Politik santun tampaknya menjadi catatan penting di Pigub Lampung. Sebab, dengan banyaknya pelanggaran yang dilakukan sejumlah paslon menunjukkan niat baik untuk berlaku santun dalam politik harus diniatkan dengan sungguh-sungguh.
Awal Maret lalu, tercatat pelanggaran dilakukan sejumlah pasangan calon. Bahkan, terakhir, Komisioner Komisi Pemilihan Umum (KPU) Provinsi Lampung, Solihin, menilai terdapat pasangan calon Gubernur nomor yang diduga melanggar kesepakatan bersama antara pasangan calon dengan KPU terkait pemasangan alat peraga kampanye.
Pelanggaran itu tampak pada ketua partai di Lampung yang memasang baliho dengan foto bersama ketua umumnya.
Pemasangan ini dilakukan di berbagai titik seperti Bundaran Hajimena, Pengajaran, Teluk Betung Utara. Diduga pemasangan pemasangan baliho ini melanggar beberapa point mulai dari ukuran baliho, titik pemasangan dan belum divalidasi oleh KPU Lampung. Selain itu, baliho Ketua Umum sebuah partai yang juga berkampanye untuk salah satu pasangan calon di Jalan Laksamana Malahayati, Telukbetung Selatan juga dibidik KPU.
Solihin menjelaskan, meski materi tidak masuk dalam pelanggaran namun harus divalidasi terlebih dahulu oleh KPU Lampung. KPU hanya membolehkan pemasangan Alat Peraga Kampanye (APK) di posko pemenangan paslon, kantor partai pengusung dan di lokasi tempat kampanye paslon.
“Pemasangan harus divalidasi oleh KPU dan pemasangan APK di tempat yang ditetapkan yaitu posko pemenangan paslon, kantor partai pengusung dan di lokasi tempat kampanye paslon,”jelas Solihin.
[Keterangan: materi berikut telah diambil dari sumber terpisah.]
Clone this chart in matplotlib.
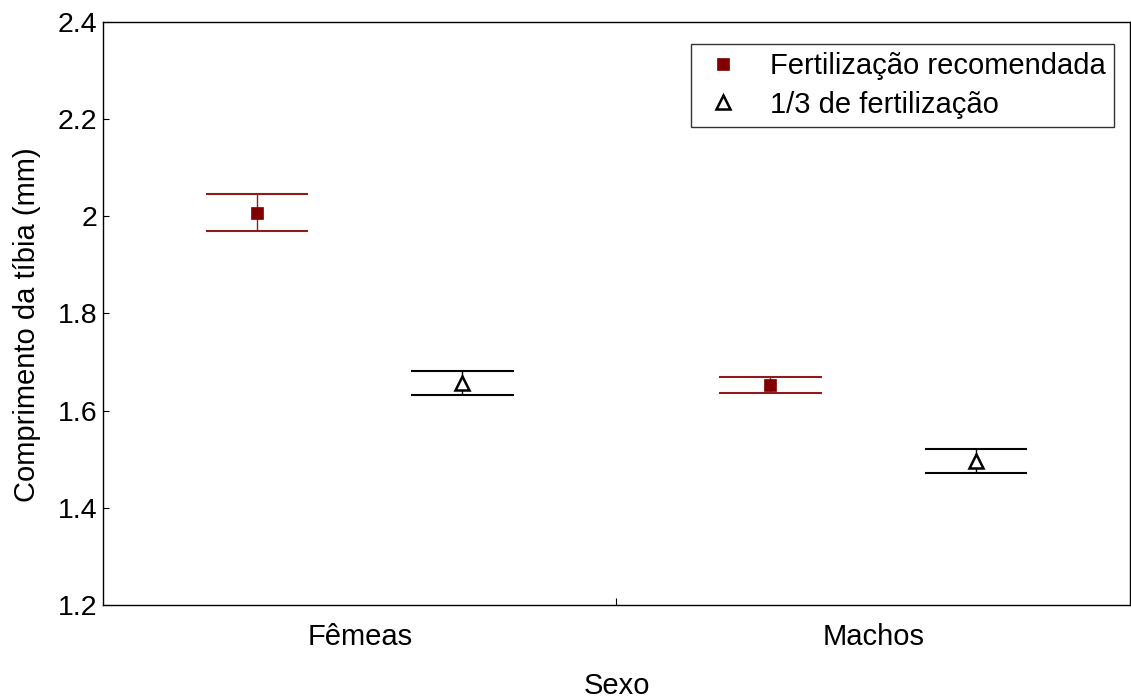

Salah satu langkah untuk meminimalisir pelanggaran adalah mematuhi aturan KPU dan Bawaslu. Namun, masyarakat sempat bertanya-tanya ketika Bawaslu memproses pelanggaran, justru diprotes. Misalnya dengan melakukan aksi unjuk rasa terhadap Bawaslu yang terjadi di Bandar Lampung.
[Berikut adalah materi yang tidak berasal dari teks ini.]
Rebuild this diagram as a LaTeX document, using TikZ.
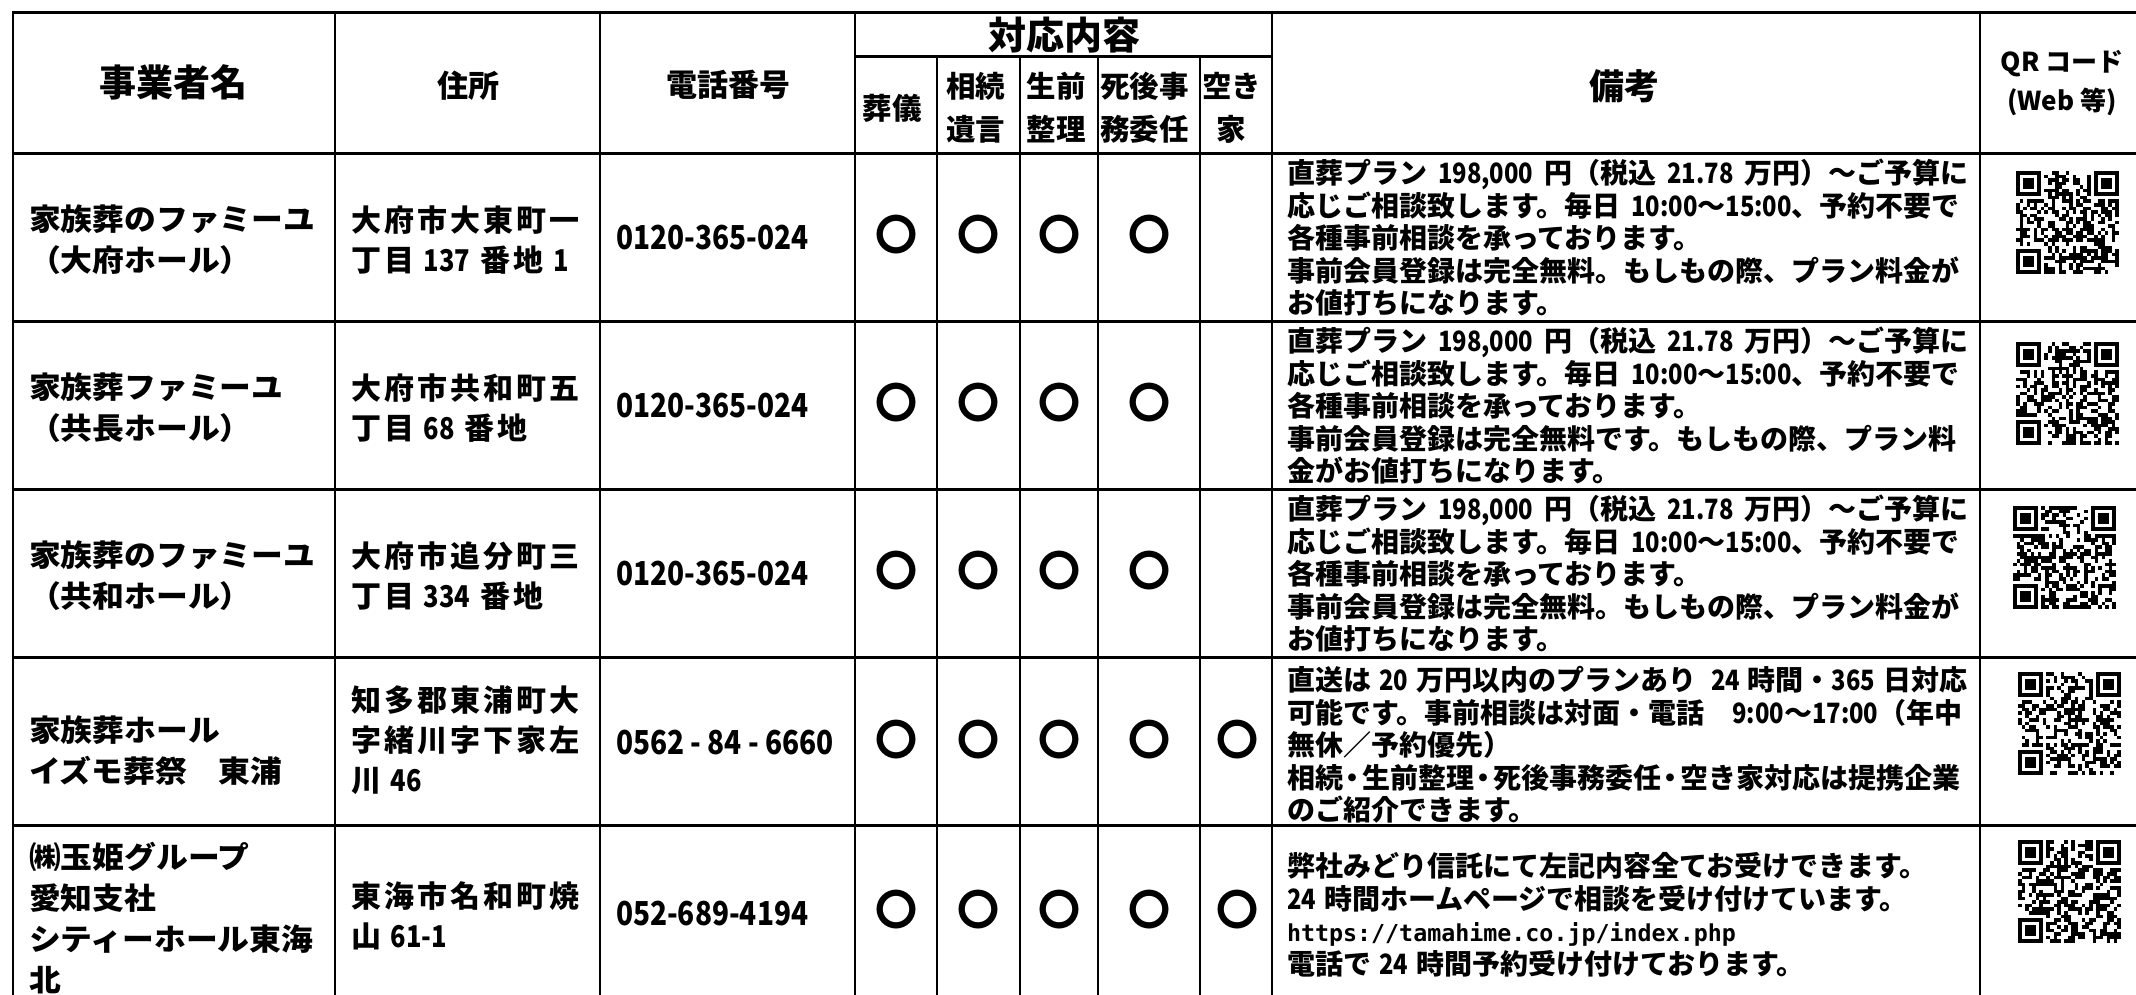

Terkait ini, Komisioner Bawaslu Lampung, Adek Asyari menegaskan pihaknya memproses semua temuan atau laporan berdasarkan aturan. Semua laporan dan temuan ditindaklanjuti. Tidak ada yang ditutupi. Bawaslu bekerja profesional. Selain itu, kinerja Bawaslu sifatnya kolektif kolegial. Karenanya dia mengaku heran, ada kelompok tertentu yang menyoal kinerjanya secara personal.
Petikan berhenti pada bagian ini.